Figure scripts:
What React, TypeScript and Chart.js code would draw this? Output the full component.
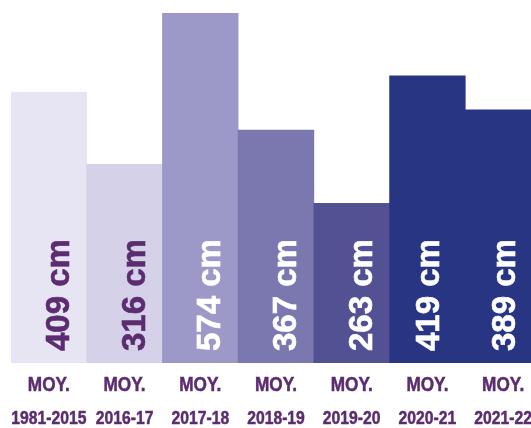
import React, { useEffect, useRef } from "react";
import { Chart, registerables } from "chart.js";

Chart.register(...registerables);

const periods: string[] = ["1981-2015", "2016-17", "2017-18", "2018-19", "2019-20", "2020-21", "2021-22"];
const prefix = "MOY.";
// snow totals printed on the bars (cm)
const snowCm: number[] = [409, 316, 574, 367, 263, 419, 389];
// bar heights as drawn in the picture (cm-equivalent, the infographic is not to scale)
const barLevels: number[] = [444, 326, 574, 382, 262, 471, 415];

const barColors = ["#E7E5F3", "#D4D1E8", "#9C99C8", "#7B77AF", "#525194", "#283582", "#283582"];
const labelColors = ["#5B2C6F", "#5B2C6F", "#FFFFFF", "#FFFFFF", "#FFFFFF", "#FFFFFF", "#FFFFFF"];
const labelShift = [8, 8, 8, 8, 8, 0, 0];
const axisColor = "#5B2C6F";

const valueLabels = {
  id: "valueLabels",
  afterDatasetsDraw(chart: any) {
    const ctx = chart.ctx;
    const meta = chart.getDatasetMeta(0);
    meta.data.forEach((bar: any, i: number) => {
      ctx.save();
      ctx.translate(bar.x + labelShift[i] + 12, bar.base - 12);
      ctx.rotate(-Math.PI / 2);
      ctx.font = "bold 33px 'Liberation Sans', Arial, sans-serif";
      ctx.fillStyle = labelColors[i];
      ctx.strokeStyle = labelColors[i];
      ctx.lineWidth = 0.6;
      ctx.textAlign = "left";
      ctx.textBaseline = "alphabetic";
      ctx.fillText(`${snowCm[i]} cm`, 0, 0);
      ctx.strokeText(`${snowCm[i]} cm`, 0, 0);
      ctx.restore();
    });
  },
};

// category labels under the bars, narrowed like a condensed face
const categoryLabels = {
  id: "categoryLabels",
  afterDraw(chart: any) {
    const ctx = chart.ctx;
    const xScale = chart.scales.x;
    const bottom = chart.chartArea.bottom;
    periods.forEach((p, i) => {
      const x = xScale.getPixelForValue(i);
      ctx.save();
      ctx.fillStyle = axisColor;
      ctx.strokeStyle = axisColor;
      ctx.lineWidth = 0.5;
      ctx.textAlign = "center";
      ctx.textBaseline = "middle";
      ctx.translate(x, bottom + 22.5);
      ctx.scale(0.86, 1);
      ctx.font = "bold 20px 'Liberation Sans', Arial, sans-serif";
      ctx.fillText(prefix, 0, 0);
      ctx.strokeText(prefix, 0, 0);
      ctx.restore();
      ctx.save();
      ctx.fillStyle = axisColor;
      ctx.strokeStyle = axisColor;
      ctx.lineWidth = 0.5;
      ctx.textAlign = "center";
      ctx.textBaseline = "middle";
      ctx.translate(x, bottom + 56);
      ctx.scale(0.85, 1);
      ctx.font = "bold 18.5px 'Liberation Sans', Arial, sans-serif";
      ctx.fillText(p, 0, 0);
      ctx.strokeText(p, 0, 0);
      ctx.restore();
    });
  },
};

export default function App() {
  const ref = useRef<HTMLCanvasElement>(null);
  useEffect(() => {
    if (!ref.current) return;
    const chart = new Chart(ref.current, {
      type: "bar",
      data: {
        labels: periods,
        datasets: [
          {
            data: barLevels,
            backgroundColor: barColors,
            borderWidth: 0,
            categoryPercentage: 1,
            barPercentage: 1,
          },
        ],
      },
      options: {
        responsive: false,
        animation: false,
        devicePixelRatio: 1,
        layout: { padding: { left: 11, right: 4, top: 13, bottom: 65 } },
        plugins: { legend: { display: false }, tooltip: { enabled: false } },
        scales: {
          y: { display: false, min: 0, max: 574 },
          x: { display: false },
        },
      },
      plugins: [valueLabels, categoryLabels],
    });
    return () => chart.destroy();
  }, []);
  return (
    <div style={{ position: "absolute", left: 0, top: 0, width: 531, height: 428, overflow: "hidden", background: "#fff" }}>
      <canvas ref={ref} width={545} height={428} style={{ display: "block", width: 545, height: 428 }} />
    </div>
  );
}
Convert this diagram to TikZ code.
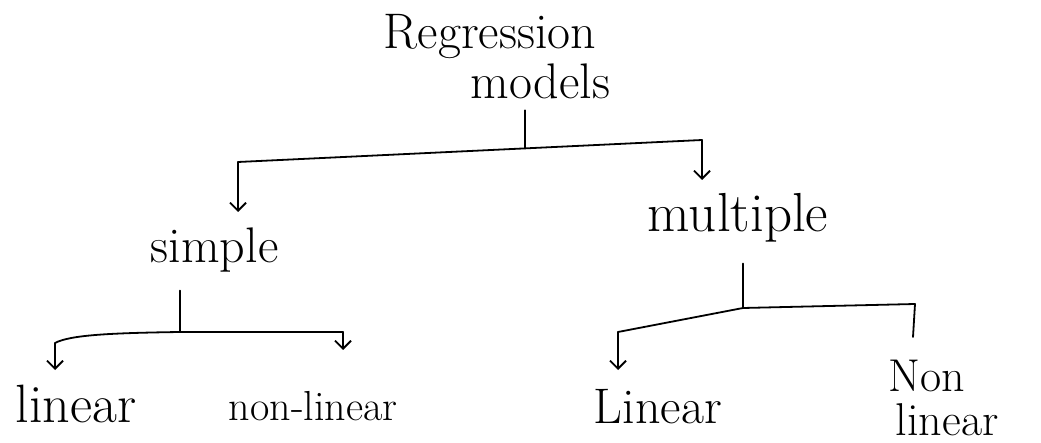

_WHAT IS NEEDED:_ The pictures should not appear in the copy; every other part of the records above must be returned exactly.

_WORKED SOLUTION:_
What React, TypeScript and Chart.js code would draw this? Output the full component.
import React, { useEffect, useRef } from "react";
import { Chart, registerables } from "chart.js";

Chart.register(...registerables);

const periods: string[] = ["1981-2015", "2016-17", "2017-18", "2018-19", "2019-20", "2020-21", "2021-22"];
const prefix = "MOY.";
// snow totals printed on the bars (cm)
const snowCm: number[] = [409, 316, 574, 367, 263, 419, 389];
// bar heights as drawn in the picture (cm-equivalent, the infographic is not to scale)
const barLevels: number[] = [444, 326, 574, 382, 262, 471, 415];

const barColors = ["#E7E5F3", "#D4D1E8", "#9C99C8", "#7B77AF", "#525194", "#283582", "#283582"];
const labelColors = ["#5B2C6F", "#5B2C6F", "#FFFFFF", "#FFFFFF", "#FFFFFF", "#FFFFFF", "#FFFFFF"];
const labelShift = [8, 8, 8, 8, 8, 0, 0];
const axisColor = "#5B2C6F";

const valueLabels = {
  id: "valueLabels",
  afterDatasetsDraw(chart: any) {
    const ctx = chart.ctx;
    const meta = chart.getDatasetMeta(0);
    meta.data.forEach((bar: any, i: number) => {
      ctx.save();
      ctx.translate(bar.x + labelShift[i] + 12, bar.base - 12);
      ctx.rotate(-Math.PI / 2);
      ctx.font = "bold 33px 'Liberation Sans', Arial, sans-serif";
      ctx.fillStyle = labelColors[i];
      ctx.strokeStyle = labelColors[i];
      ctx.lineWidth = 0.6;
      ctx.textAlign = "left";
      ctx.textBaseline = "alphabetic";
      ctx.fillText(`${snowCm[i]} cm`, 0, 0);
      ctx.strokeText(`${snowCm[i]} cm`, 0, 0);
      ctx.restore();
    });
  },
};

// category labels under the bars, narrowed like a condensed face
const categoryLabels = {
  id: "categoryLabels",
  afterDraw(chart: any) {
    const ctx = chart.ctx;
    const xScale = chart.scales.x;
    const bottom = chart.chartArea.bottom;
    periods.forEach((p, i) => {
      const x = xScale.getPixelForValue(i);
      ctx.save();
      ctx.fillStyle = axisColor;
      ctx.strokeStyle = axisColor;
      ctx.lineWidth = 0.5;
      ctx.textAlign = "center";
      ctx.textBaseline = "middle";
      ctx.translate(x, bottom + 22.5);
      ctx.scale(0.86, 1);
      ctx.font = "bold 20px 'Liberation Sans', Arial, sans-serif";
      ctx.fillText(prefix, 0, 0);
      ctx.strokeText(prefix, 0, 0);
      ctx.restore();
      ctx.save();
      ctx.fillStyle = axisColor;
      ctx.strokeStyle = axisColor;
      ctx.lineWidth = 0.5;
      ctx.textAlign = "center";
      ctx.textBaseline = "middle";
      ctx.translate(x, bottom + 56);
      ctx.scale(0.85, 1);
      ctx.font = "bold 18.5px 'Liberation Sans', Arial, sans-serif";
      ctx.fillText(p, 0, 0);
      ctx.strokeText(p, 0, 0);
      ctx.restore();
    });
  },
};

export default function App() {
  const ref = useRef<HTMLCanvasElement>(null);
  useEffect(() => {
    if (!ref.current) return;
    const chart = new Chart(ref.current, {
      type: "bar",
      data: {
        labels: periods,
        datasets: [
          {
            data: barLevels,
            backgroundColor: barColors,
            borderWidth: 0,
            categoryPercentage: 1,
            barPercentage: 1,
          },
        ],
      },
      options: {
        responsive: false,
        animation: false,
        devicePixelRatio: 1,
        layout: { padding: { left: 11, right: 4, top: 13, bottom: 65 } },
        plugins: { legend: { display: false }, tooltip: { enabled: false } },
        scales: {
          y: { display: false, min: 0, max: 574 },
          x: { display: false },
        },
      },
      plugins: [valueLabels, categoryLabels],
    });
    return () => chart.destroy();
  }, []);
  return (
    <div style={{ position: "absolute", left: 0, top: 0, width: 531, height: 428, overflow: "hidden", background: "#fff" }}>
      <canvas ref={ref} width={545} height={428} style={{ display: "block", width: 545, height: 428 }} />
    </div>
  );
}
Convert this diagram to TikZ code.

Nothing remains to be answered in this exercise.